Pero no sería justo imputar sólo a las desmesuradas esperanzas puestas en su poder por determinados sectores sociales o a sus propios desaciertos el exiguo balance que ofrece la institución en sus cinco primeros años de historia. En definitiva, quienes han contribuido a este magro resultado han sido unos gestores públicos alejados del mundo de las preocupaciones del Defensor del Pueblo, propensos a considerarle poco menos que como un intruso. Los gobernantes socialistas tienen el mérito de haber promovido la puesta en marcha de la institución. Pero poco más. Un ejemplo, esperpéntico sin duda, de esta actitud fue la reacción oficial al informe del Defensor del Pueblo sobre las cárceles, al que el diputado socialista Carlos Navarrete, actuando más como agente del Gobierno que como miembro del legislativo, calificó despectivamente de "evangelio apócrifo" y, por tanto, sólo merecedor de ser arrojado a la papelera.
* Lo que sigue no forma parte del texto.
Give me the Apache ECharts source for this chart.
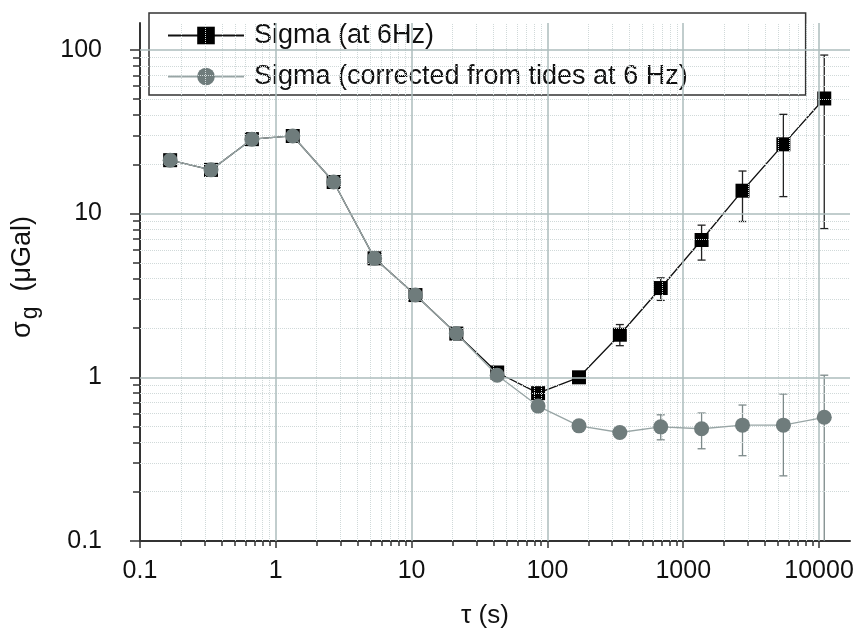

No es extraño que esta situación, finalmente percibida por el hombre de la calle, le haya empujado a hacer cada vez menos uso de los servicios del Defensor del Pueblo. Las cifras cantan, y el hecho de que las 30.763 quejas contabilizadas en el año 1983 se hayan reducido a 13.678 en 1986 demuestra este alejamiento. El Defensor del Pueblo ha tenido algunos éxitos resonantes que sería injusto desconocer, como impedir la actuación sin control judicial de la autoridad gubernativa en los casos de detención y expulsión de extranjeros. Pero, en general, su papel no ha pasado de tener una dimensión fundamentalmente moral En definitiva, las graves dudas acerca de su eficacia han proyectado sobre su imagen los trazos que conforman la figura del abogado de causas perdidas.